Event summary combining transcript, slides, and related documents.

Logotype for Mears Group plc

H2 2025 earnings summary

26 Mar, 2026

Executive summary

  • Achieved excellent operational and financial performance with strong growth in maintenance-led activities and continued margin improvement.

  • Secured £1.2bn in new maintenance orders over the last 12 months, with the order book reaching an all-time high of £4.0bn.

  • Strategic acquisition of Pennington Choices expanded compliance capabilities; disposal of FM business post year-end to focus on core strategy.

Financial highlights

  • Revenue stable at £1,135.5m (0% change year-over-year); adjusted operating profit up 2% to £64.8m.

  • Adjusted operating margin increased to 5.7% from 5.6% year-over-year.

  • Diluted EPS rose 10% to 53.9p, aided by a 10% reduction in share count.

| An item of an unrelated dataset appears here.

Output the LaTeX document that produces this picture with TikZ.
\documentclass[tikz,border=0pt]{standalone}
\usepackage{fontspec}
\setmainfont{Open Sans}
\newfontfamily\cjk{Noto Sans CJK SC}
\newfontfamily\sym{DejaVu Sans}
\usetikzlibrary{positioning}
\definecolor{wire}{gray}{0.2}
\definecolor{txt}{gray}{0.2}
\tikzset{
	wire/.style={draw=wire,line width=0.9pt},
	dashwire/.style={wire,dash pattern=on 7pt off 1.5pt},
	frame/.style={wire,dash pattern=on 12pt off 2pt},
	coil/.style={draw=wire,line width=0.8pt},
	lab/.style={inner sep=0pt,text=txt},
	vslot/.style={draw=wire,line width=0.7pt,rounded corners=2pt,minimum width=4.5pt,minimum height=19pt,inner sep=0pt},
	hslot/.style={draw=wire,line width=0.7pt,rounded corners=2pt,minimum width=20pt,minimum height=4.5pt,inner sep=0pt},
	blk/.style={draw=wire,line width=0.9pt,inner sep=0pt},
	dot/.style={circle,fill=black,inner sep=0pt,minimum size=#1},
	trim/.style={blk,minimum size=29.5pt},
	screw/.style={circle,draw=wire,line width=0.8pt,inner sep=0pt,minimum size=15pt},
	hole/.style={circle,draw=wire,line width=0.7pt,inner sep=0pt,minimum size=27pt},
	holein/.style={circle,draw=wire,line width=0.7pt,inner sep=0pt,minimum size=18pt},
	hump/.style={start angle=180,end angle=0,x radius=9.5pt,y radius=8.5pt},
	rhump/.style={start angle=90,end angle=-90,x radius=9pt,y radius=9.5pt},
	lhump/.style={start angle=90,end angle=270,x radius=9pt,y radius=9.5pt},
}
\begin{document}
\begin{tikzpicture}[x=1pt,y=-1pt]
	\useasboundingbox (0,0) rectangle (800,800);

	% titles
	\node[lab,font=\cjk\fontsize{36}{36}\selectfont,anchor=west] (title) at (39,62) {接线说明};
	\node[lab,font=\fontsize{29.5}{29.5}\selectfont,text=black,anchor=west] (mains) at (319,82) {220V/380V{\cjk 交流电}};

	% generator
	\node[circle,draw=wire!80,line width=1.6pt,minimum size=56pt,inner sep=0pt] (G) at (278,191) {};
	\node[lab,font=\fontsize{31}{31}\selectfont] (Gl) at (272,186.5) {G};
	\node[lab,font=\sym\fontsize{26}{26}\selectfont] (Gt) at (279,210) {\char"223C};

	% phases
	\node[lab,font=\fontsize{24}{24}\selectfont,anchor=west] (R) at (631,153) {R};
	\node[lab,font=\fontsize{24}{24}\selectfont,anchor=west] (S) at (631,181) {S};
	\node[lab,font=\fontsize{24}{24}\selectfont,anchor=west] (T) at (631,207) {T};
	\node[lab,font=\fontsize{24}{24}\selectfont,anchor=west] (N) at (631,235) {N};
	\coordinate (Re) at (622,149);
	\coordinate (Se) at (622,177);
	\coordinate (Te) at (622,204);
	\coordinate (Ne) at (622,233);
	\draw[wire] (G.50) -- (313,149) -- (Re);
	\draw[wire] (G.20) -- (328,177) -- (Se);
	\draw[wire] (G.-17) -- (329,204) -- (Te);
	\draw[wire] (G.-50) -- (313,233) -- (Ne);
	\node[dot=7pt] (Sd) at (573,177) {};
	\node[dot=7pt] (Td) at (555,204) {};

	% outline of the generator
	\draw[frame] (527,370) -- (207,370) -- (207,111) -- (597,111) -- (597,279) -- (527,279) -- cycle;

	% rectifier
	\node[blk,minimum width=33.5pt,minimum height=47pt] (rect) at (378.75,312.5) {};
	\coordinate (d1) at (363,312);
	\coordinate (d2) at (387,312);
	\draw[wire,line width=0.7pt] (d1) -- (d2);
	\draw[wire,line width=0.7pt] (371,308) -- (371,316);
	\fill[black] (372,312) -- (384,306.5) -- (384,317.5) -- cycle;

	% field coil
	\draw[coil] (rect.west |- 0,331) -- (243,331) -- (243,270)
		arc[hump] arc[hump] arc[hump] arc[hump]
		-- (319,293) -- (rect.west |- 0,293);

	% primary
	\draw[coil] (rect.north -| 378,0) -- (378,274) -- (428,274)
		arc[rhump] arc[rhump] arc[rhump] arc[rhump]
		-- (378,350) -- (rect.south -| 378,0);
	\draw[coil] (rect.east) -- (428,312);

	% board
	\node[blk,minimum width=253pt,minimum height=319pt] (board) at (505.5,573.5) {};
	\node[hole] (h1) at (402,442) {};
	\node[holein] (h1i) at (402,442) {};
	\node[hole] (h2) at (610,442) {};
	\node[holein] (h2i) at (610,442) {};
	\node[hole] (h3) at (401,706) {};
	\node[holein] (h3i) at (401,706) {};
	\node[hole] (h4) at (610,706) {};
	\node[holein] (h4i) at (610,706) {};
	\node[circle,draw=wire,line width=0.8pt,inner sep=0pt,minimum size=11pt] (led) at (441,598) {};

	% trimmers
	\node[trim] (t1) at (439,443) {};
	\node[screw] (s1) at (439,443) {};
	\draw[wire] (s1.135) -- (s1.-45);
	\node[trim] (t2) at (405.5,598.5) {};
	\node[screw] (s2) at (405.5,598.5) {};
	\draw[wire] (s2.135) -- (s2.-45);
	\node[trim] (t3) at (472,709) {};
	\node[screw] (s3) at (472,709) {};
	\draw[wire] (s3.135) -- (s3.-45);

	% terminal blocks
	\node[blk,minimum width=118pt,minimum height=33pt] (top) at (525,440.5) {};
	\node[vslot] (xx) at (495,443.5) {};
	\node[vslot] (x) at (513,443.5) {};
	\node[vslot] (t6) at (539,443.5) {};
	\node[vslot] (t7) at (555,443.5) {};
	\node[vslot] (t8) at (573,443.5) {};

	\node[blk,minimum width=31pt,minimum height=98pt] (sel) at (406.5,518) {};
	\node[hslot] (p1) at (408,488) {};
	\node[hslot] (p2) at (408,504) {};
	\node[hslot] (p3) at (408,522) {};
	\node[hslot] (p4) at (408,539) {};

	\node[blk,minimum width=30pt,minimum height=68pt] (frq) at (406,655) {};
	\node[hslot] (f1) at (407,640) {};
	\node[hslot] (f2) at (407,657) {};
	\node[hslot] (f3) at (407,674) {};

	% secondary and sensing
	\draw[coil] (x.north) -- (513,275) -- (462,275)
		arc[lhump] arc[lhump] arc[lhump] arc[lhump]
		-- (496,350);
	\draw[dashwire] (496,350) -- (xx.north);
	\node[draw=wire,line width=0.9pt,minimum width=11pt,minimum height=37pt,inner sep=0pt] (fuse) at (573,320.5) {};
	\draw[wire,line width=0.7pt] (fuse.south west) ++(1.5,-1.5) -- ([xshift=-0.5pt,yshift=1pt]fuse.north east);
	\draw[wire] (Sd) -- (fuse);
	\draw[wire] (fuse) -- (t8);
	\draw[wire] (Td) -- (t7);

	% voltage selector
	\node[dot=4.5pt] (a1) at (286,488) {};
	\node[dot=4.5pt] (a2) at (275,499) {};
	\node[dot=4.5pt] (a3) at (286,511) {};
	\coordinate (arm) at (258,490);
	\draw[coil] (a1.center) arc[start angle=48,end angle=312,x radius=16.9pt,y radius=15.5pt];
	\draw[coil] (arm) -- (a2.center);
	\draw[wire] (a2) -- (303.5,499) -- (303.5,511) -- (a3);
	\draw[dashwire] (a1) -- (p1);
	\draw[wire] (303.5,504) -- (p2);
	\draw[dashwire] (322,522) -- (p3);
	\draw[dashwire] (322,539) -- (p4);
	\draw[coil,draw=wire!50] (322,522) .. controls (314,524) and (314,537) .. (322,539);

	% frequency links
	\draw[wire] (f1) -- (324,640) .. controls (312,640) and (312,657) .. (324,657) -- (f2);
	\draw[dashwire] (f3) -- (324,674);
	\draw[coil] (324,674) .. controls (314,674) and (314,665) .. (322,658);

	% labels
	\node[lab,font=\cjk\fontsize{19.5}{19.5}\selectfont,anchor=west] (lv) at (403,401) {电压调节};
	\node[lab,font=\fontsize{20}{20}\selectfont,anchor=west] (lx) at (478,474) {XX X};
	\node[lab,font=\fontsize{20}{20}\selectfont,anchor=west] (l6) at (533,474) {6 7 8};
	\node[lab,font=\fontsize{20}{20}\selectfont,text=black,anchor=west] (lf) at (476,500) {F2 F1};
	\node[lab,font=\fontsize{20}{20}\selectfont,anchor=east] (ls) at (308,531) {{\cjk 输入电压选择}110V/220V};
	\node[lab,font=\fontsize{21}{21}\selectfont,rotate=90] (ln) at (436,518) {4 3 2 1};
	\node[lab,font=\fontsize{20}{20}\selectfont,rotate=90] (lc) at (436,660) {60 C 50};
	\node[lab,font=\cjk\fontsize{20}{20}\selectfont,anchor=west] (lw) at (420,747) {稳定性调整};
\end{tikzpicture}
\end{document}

  • Proposed dividend up 9% to 17.5p.

  • Free cash flow decreased to £28.3m from £57.1m, reflecting higher property acquisitions and shareholder returns.

Outlook and guidance

  • Maintenance-led revenue expected to grow 5-9% per annum; management-led revenue to decline as AASC normalises.

  • Adjusted operating margin guidance maintained at 5-6% for the medium term.

  • Launch of a new £20m share buyback programme in FY26.

  • Board confident in offsetting profit reduction from FM disposal with core business performance.